1971 was a bad year. The Rindt accident hung over the team like a dark shadow. Furthermore, there were legal problems and Fittipaldi had a road accident. All that summed up to only a handful of podium places and no wins. D specification was introduced on Fittipaldi's car at Monaco: rear suspension gained one more radius rod and the lower wishbone was replaced by parallel links. Further modifications on the cars saw a new one-piece rear wing and different oil tank designs.
For 1972, the cars were repainted. Being red and white with gold stripes before, they now became black and gold 'John Player Specials' due to sponsor policy. The most famous livery in the history of Formula One was thus created. the cars continued to run under D specification, while the oil tank was further modified and the rear wing was pushed ever further back to increase rear downforce. New regulations demanded thicker protection of fuel tanks and the cars were modified accordingly. It was a successful year. Fittipaldi won five races and was crowned world champion, still the youngest in the sport at 25 years and 9 months. He clinched the title with a win at the Italian GP at Monza. Coming to Monza, the Lotus transporter truck had an accident and both cars were damaged. The team shipped a spare as quick as possible and Fittipaldi was left with only one car for qualifying and the race while his team mate had to skip Monza. But Fittipaldi did everything right...
Was it because Tyrrell had begun to look as a two-driver superteam with Stewart and Cevert both able to win races, or for some other reason, that Lotus decided to pair Fittipaldi with someone of equal ability? Ronnie Peterson, the rising star from Sweden and 1971 runner-up, was invited into the team for 1973. The year saw new regulations to be imposed from the Spanish GP on. They incorporated 20cm wider bodywork with mandatory deformable structures. Phillippe left the team and its new designers were Martin Ogilvie and Ralph Bellamy.
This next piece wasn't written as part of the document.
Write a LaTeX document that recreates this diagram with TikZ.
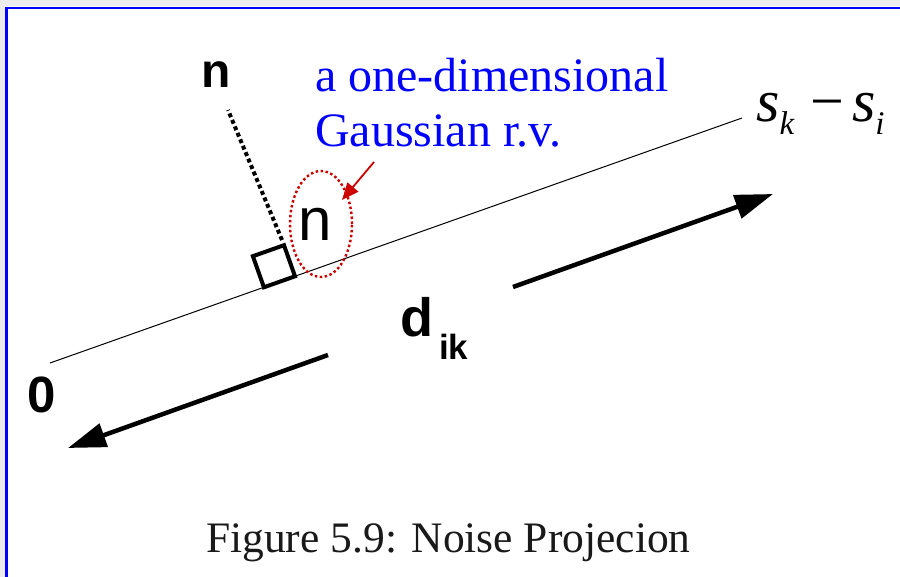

The first two races in South America were however held under 1972 regulations. Lotus ran 72D cars for Fittipaldi and Peterson. Fittipaldi won both races and Peterson showed strongly too, qualifying on pole in Brazil, only his second race for the team. In Brazil these old cars were head and shoulders above the opposition, setting times 1.5 seconds quicker than the fastest non-Lotus runners. Immortal design was at its very best. However, later in the season the cars had to be redesigned. Previously detachable, sidepods now were moulded into monocoque making up the deformable structure. This specification was called 'E'. Further modifications were made on the rear wing and oil tank (as usually) and the suspension had to be extensively modified to suit the ever-changing tyre designs. The new cars were better suited to new tyres but Lotus had to stretch its capacities to the limit to tailor the cars to the changing conditions.
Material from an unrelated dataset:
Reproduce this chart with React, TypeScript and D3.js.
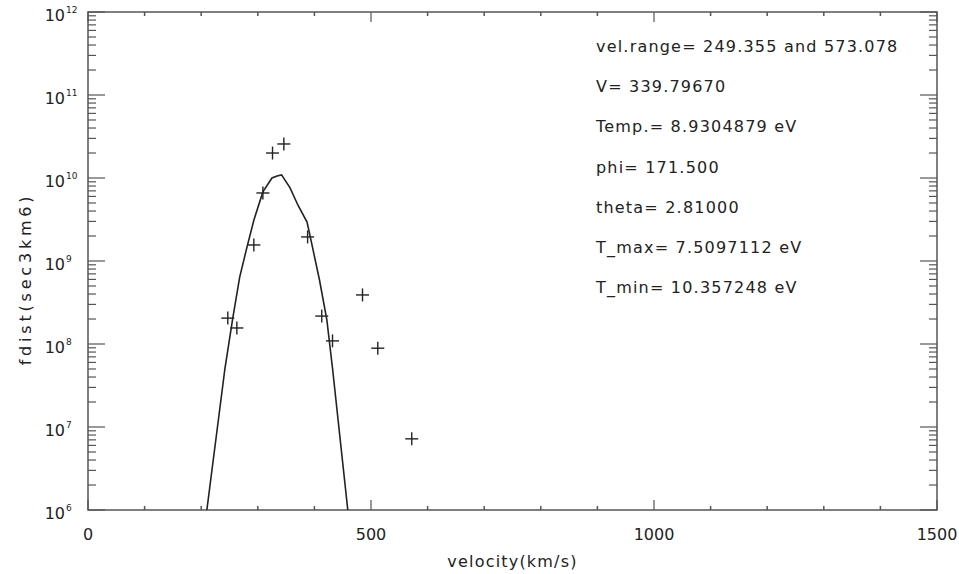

Reliability wasn't as good as it had been and things began to go downhill for Fittipaldi. Yet he won one more race and Peterson won no less than four in the second part of the season. Lotus thus took the constructors' title but Tyrrell's Jackie Stewart won the drivers' title having won five races. Had the Lotus effort been concentrated on one driver, they might have been able to win both titles. Fittipaldi felt neglected and headed for McLaren for 1974. It was to prove a good move as he won the drivers' title. Peterson was partnered by Jacky Ickx. At last, after four years of competition, 72 was destined to be succeeded by type 76. But that car proved to be a failure and the drivers had to revert back to 72. Undaunted by the prospect, Peterson drove brilliantly and won three races on three most diverse circuits - Monaco, Dijon and Monza - while rain man Ickx won a wet Race of Champions. That was the best the old cars could do.
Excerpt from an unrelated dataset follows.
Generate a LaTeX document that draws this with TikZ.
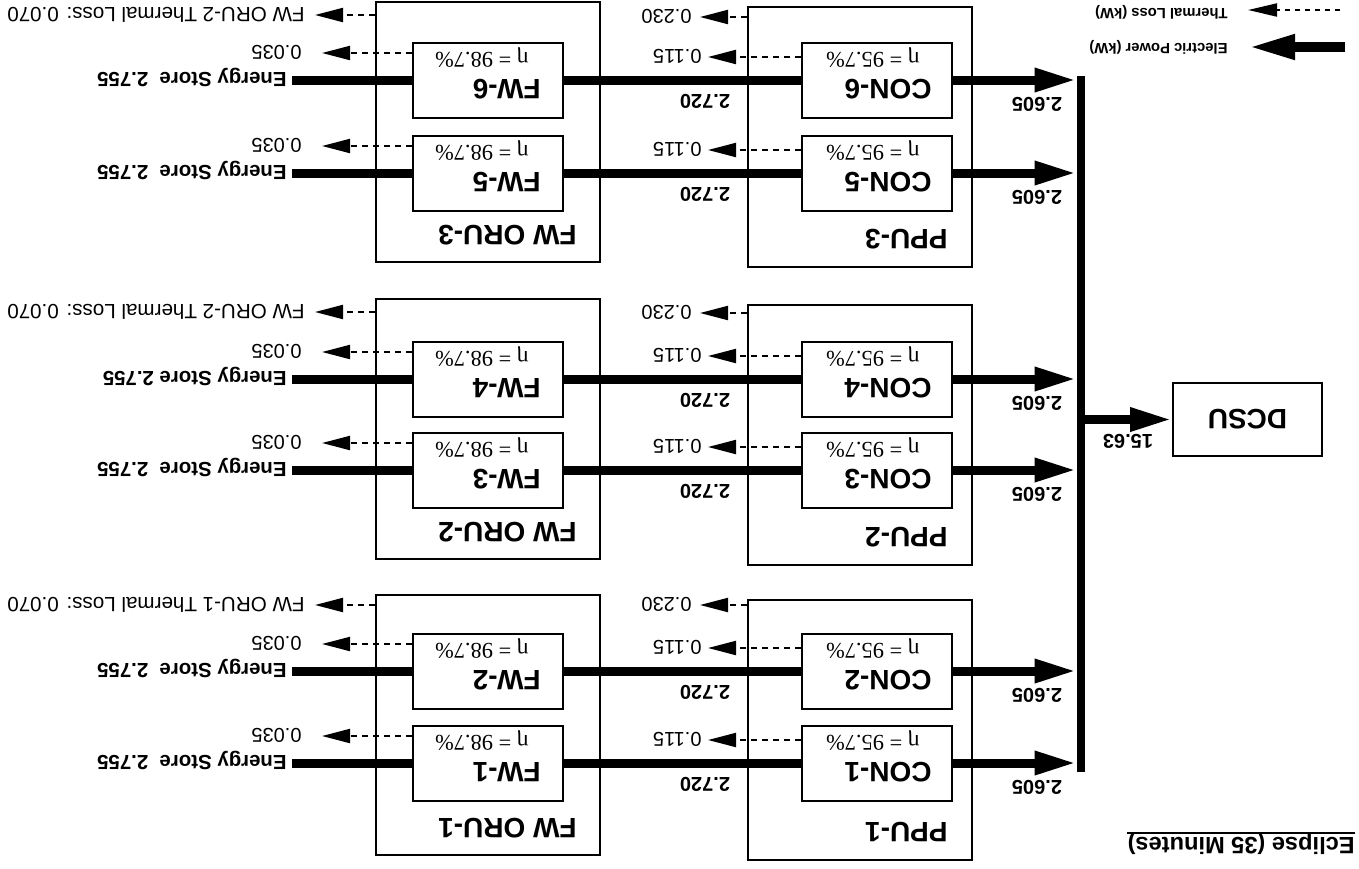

1975 was a disaster - not surprising for a late-1969 design. By that time cars finally became unsuitable for the latest generation of tyres. The weight bias was too much rearward and the cars couldn't heat front tyres adequately. Wider front track was tried and also a longer wheelbase by 5 cm to cure it. Cable-operated torsion bars were tried which worked only under tension, as did a combination of torsion bars and coils. F specification (here driven by Brian Henton at the 1975 British GP) was introduced with coil springs instead of torsion bars at the rear. But nothing helped. Ickx left mid-season and Peterson fought to the end grabbing 2 points at 72's last race, the 1975 US GP.
9 examples of Lotus 72 were produced and now they can be located as follows:
- R1, R4: Mary Foulston, GB
- R2: Giulio Romani, ITA (Rindt's wreck)
- R3: Andrew & Michael Schrywer, GB
- R5: Classic Team Lotus, GB (wreck)
- R5 replacement: Classic Team Lotus, GB
- R6: David McLaughlin, GB
- R7: Anonymous collector, GB
- R8: Donington Collection, GB
- R9: Classic Team Lotus, GB
- R1 was rebuilt to C specification and redesignated R4.
These cars finished its lifetime on a low note after being used for much longer than intended but this surely cannot overshadow the incredible performances they have been putting in for almost five years. Times change and there will never be another car like that fabulous type 72. And it was a great looking car too.